┌──

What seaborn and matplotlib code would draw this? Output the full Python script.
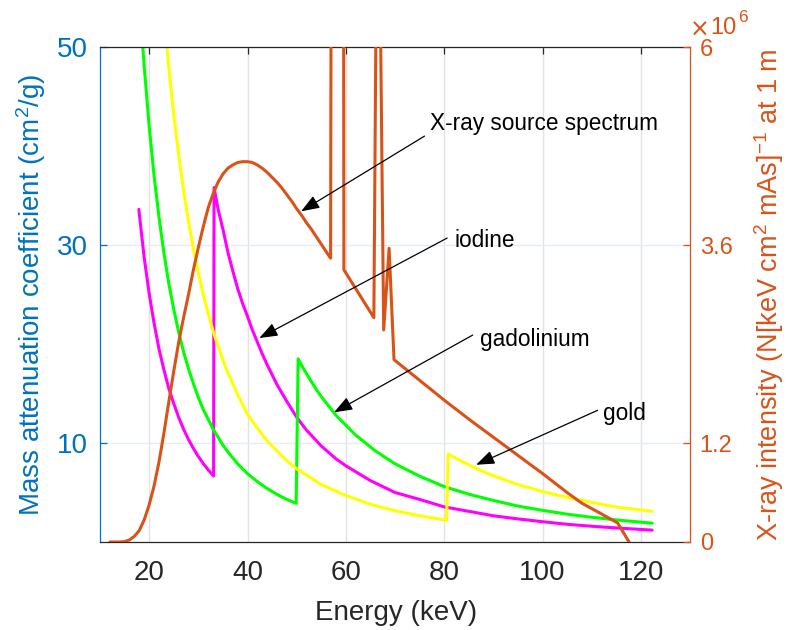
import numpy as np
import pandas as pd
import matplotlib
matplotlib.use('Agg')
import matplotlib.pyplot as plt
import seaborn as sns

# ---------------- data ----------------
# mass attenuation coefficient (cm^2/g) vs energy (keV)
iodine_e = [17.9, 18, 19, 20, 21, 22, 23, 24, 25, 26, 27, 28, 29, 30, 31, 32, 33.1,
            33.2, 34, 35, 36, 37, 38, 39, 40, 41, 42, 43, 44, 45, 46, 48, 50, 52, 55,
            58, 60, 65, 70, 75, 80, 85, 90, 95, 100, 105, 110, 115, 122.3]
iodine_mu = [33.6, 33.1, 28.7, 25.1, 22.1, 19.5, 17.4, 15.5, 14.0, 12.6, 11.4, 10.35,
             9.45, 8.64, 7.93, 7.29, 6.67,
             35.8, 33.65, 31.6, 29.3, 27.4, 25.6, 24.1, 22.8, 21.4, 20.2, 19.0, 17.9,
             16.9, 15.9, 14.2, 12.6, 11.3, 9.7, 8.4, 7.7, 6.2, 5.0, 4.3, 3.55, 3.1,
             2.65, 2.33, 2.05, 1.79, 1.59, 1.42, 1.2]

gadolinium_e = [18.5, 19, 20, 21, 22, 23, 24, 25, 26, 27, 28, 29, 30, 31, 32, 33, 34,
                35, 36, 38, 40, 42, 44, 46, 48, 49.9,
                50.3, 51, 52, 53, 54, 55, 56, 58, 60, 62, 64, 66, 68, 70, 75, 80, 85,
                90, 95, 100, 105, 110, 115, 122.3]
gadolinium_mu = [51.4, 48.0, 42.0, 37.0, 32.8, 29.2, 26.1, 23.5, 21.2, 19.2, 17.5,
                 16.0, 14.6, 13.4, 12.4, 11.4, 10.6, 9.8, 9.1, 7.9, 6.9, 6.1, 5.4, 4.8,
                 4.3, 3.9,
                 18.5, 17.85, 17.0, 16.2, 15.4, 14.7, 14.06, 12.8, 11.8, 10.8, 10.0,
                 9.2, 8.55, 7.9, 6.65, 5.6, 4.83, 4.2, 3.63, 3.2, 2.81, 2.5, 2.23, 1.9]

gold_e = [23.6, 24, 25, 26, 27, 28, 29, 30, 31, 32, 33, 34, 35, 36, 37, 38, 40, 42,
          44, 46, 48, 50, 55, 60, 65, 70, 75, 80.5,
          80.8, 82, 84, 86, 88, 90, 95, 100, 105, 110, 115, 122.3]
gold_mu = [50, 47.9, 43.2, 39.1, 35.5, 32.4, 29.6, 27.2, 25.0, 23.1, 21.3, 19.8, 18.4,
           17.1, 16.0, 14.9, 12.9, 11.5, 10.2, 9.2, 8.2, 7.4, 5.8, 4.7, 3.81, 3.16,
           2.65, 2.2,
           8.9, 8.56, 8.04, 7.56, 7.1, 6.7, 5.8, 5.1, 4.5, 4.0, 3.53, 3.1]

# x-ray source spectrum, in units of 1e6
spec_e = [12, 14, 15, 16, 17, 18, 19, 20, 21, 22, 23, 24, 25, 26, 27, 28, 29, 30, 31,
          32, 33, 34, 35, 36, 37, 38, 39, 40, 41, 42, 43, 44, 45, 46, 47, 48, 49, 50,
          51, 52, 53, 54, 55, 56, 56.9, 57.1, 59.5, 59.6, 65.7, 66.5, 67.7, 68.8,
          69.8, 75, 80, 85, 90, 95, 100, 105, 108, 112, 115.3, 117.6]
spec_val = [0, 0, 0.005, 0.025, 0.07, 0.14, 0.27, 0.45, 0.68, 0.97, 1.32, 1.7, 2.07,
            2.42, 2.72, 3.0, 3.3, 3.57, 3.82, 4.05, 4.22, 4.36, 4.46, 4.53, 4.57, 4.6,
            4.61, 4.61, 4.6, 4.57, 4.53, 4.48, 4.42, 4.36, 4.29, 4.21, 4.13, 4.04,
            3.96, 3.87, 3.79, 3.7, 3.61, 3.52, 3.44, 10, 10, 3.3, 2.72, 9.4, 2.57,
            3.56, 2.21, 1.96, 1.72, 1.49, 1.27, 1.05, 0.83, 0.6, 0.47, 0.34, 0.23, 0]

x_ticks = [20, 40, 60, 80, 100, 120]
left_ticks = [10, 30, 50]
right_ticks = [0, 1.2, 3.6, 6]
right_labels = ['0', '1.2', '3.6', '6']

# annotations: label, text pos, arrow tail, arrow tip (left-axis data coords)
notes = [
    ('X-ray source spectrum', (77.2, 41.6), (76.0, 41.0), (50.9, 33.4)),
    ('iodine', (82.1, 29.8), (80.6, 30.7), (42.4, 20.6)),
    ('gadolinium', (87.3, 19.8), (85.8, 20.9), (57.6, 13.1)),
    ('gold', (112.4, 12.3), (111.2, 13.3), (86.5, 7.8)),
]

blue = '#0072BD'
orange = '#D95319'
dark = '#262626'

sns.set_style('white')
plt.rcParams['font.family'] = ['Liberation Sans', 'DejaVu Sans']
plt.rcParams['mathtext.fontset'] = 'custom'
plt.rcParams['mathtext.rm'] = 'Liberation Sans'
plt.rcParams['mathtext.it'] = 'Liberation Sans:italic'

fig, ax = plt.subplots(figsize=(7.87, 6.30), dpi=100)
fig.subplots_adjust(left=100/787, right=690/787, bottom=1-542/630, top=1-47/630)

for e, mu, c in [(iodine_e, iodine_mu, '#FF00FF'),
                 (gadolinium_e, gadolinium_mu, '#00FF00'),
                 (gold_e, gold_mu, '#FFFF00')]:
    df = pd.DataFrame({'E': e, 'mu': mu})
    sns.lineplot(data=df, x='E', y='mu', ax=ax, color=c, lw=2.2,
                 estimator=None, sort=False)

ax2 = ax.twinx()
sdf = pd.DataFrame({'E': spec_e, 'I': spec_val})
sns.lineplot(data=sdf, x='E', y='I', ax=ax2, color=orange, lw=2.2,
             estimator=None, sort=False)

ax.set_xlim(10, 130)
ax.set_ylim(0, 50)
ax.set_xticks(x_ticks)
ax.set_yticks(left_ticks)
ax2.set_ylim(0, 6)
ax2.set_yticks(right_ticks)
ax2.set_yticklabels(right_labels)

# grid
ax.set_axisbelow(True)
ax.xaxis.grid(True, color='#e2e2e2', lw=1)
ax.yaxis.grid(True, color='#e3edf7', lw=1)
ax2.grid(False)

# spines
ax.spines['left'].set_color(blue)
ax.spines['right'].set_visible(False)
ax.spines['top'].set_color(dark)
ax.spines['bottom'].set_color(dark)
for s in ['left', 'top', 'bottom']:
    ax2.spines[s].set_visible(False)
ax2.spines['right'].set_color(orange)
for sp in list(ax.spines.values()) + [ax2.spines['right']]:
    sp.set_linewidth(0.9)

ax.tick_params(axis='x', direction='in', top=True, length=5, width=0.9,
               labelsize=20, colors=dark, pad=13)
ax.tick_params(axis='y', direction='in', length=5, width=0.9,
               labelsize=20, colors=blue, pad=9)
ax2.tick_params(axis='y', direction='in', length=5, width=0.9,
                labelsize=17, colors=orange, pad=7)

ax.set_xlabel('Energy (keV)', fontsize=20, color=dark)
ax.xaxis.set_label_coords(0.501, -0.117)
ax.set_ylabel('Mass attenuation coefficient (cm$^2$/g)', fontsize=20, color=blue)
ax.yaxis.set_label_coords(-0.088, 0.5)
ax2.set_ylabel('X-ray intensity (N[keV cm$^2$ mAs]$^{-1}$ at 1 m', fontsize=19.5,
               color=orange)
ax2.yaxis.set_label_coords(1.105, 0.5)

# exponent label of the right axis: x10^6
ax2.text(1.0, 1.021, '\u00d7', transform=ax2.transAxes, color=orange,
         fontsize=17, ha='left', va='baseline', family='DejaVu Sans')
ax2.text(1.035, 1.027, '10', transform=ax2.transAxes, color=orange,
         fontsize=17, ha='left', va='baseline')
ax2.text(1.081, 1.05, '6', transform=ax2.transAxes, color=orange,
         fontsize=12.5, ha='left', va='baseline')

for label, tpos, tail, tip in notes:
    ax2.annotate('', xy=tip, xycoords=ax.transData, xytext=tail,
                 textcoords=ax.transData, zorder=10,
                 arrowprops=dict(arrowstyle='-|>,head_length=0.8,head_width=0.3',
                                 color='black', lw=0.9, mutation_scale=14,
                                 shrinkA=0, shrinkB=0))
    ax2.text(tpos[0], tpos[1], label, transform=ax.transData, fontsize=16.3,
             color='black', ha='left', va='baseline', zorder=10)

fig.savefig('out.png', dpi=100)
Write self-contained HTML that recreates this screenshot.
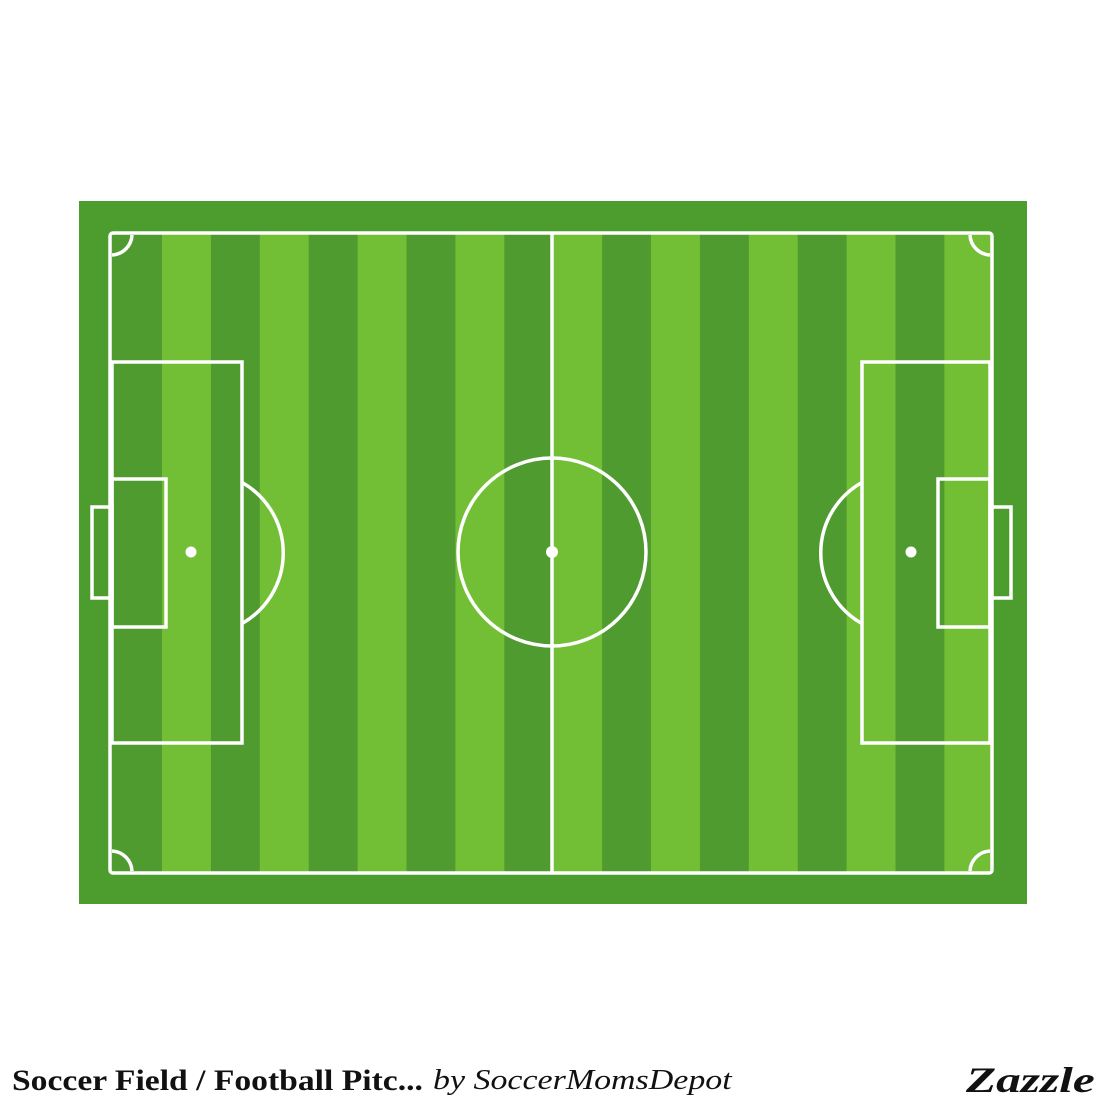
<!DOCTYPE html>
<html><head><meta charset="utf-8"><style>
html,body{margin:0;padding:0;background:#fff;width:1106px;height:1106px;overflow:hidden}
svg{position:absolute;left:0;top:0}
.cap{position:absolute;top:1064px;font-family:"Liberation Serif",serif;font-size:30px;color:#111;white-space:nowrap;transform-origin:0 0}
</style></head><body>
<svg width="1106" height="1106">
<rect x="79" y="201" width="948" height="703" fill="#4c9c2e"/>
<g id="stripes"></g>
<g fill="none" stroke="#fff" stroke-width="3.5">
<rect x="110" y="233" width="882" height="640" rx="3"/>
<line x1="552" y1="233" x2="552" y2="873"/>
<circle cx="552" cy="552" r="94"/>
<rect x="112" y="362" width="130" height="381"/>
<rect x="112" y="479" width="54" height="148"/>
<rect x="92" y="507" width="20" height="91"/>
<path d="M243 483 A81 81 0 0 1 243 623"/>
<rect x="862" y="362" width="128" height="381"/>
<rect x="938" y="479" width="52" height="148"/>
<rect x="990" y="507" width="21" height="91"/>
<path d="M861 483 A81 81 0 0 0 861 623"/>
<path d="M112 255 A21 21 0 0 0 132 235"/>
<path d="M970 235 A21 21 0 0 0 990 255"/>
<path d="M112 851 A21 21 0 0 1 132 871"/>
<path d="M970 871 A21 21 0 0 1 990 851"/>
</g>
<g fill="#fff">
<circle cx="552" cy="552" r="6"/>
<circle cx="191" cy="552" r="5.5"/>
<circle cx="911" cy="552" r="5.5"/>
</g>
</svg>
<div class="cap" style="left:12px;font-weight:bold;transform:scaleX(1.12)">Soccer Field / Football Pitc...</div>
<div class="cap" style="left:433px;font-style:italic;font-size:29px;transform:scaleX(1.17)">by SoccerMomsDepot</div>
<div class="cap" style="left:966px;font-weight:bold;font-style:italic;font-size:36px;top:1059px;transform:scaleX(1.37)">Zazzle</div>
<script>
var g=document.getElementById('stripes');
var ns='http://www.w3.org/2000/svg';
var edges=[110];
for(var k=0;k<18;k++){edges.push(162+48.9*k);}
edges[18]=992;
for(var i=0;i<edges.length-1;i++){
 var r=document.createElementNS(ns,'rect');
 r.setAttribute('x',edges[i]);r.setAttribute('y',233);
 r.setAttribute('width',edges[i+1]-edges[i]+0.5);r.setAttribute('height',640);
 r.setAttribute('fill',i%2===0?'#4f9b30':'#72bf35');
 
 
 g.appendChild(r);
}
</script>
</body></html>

└──

> [Task goal] Starting at the top of the listing above, reproduce each line up to and including the one with "import seaborn as sns"; omit the pictures.

> [Final result]
What seaborn and matplotlib code would draw this? Output the full Python script.
import numpy as np
import pandas as pd
import matplotlib
matplotlib.use('Agg')
import matplotlib.pyplot as plt
import seaborn as sns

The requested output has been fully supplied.